Birmingham Post-Herald
- Type: Daily newspaper
- Owner: Scripps (1950–2005)
- Founder(s): Age: John Cantley Herald: Rufus N. Rhodes Post: Ed Leech
- Founded: 1850
- Ceased publication: September 23, 2005
- Language: English
- Headquarters: Birmingham, Alabama
- ISSN: 1040-1571

= Birmingham Post-Herald =

Defunct daily newspaper in Birmingham, Alabama

The Birmingham Post-Herald was a daily newspaper in Birmingham, Alabama, with roots dating back to 1850, before the founding of Birmingham. The final edition was published on September 23, 2005. In its last full year, its average daily circulation was 7,544, down from 8,948 the previous year.

==History==
In 1850 John Cantley, a merchant from Tuscaloosa, established the Elyton Herald, Jefferson County's first newspaper. The early years of the newspaper were marked by frequent changes of name and ownership. In the 1860s, Cantley sold the weekly paper to Henry A. Hale. In 1871, the year that the new industrial center of Birmingham was incorporated, Hale sold the business to R. H. Henley, who was also Birmingham's first mayor. Henley renamed the paper the Birmingham Sun and published it himself for the first six months, before selling it to Thomas McLaughlin and James Matthews, who again changed the name to The Jefferson Independent. The Independent lasted for two years before it was bought by Willis Roberts and Frank M. Grace, who again changed the name, this time to The Weekly Iron Age.

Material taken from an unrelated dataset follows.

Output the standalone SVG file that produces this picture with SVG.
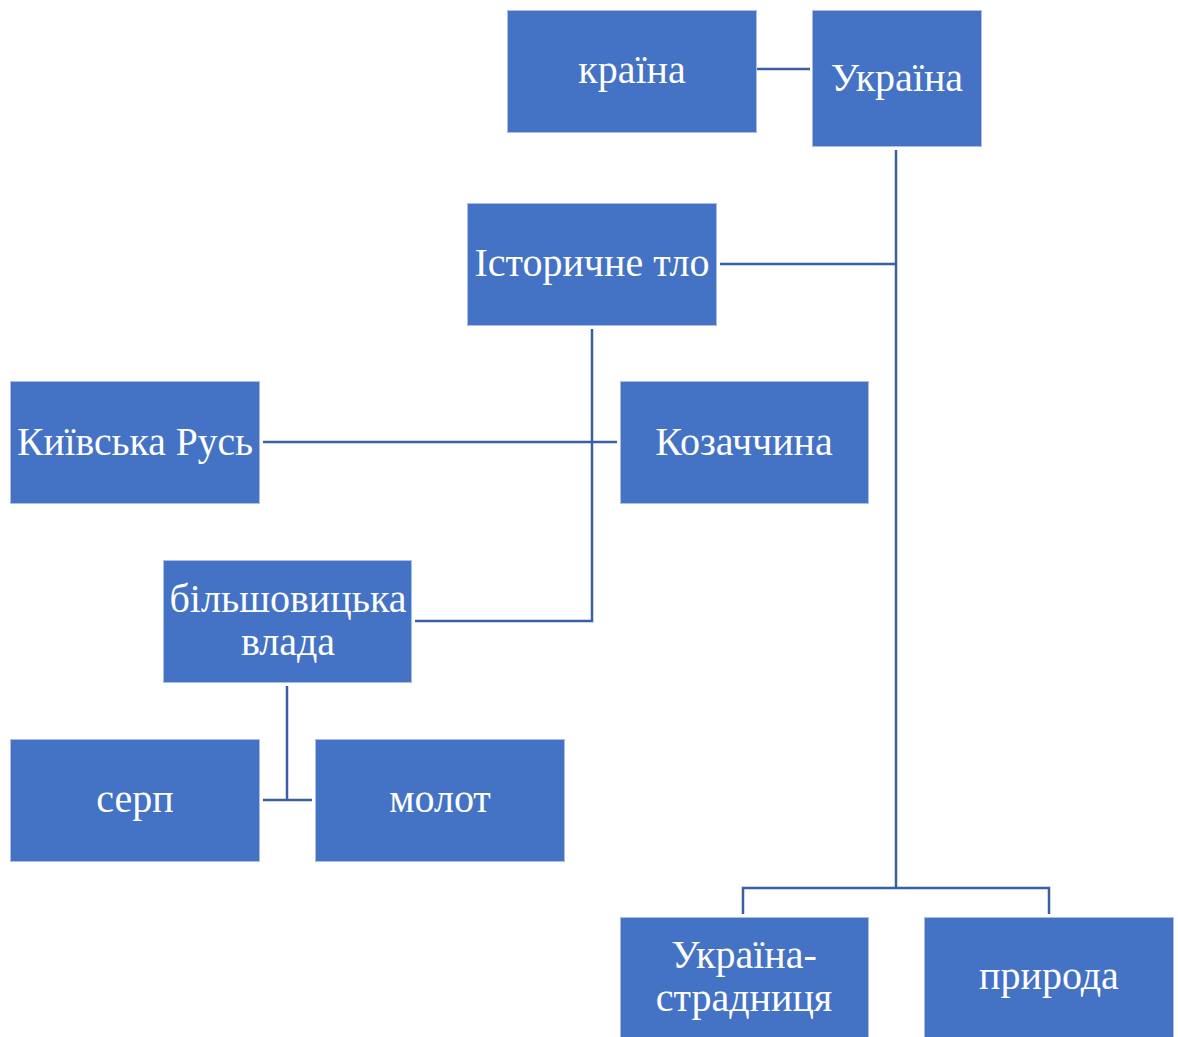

In 1881, the paper again changed hands. The new owners, W. C. Garrett and R. H. Thornton, again changed the name to The Daily Birmingham Age and began daily publication for the first time. With the addition of national and world news items from the Associated Press the Age reached a peak of success, ranking second only to The Atlanta Constitution in the Southern market in advertising dollars.

In 1887 Rufus N. Rhodes founded a rival newspaper, The Daily Herald appeared on the streets of Birmingham. After a year as competitors, the two papers merged on November 8, 1888, to form The Birmingham Age-Herald. This combined paper was sold in 1896 to an upstart rival, The Daily State. For two years it was published under the Daily State Herald masthead before controlling interest was sold to E. W. Barrett and the Age-Herald name restored.

During this time, E. W. Barrett died and his widow sold the Age-Herald to Frederick I. Thompson, Donald Comer and B. B. Comer. In 1927 the paper was sold to another rival, Victor Henry Hanson, publisher of The Birmingham News. Hanson published both papers simultaneously, the Age-Herald in the morning and The Birmingham News in the evenings. On Sundays, a joint Birmingham News Age-Herald edition was distributed.

Another merger occurred in 1950 when the Age-Herald joined with the Scripps-Howard-owned Birmingham Post, which had grown to a large circulation since its founding in 1921 by Ed Leech. By the terms of the merger, the News and Post-Herald became independent papers published under a joint operating agreement. Circulation, advertising and printing were provided by The Birmingham News Company. The Post-Herald published on weekday mornings while the News became the sole evening and Sunday paper.

The Post-Herald figured in several episodes of the Civil Rights Movement. Post-Herald photographer Tommy Langston's 1961 image of Ku Klux Klan members attacking Freedom Riders attracted national attention because it showed FBI informant Gary Thomas Rowe in the violent mob. Langston himself was badly beaten after making the picture. In 1962, Post-Herald editor Jimmy Mills was arrested for publishing an election-day editorial suggesting how citizens should vote. Mills fought his conviction all the way to the U.S. Supreme Court, which held in Mills v. Alabama that the state could not prohibit campaigning on election day.

==Decline==
In 1996, the News Company instigated a switch between the morning and evening publications, again creating a joint weekend edition (distributed on Saturdays). This move reinforced The News pre-eminent role in a time when morning papers are the norm. Toward the end of its existence, the Post-Herald adopted a niche of emphasizing more detailed local stories and featuring well-known local columnists, including Paul Finebaum.

The long-expected closure was announced to staffers and then to the public by E. W. Scripps executives on the morning of September 22, 2005, the day before the final edition. The announcement said that the Birmingham market could simply no longer support two newspapers, thus continuing a trend of big-city afternoon newspapers either folding or merging with morning newspapers. Writer Clarke Stallworth held the distinction of writing the lead story for the front page of both the first and last editions of the Post-Herald.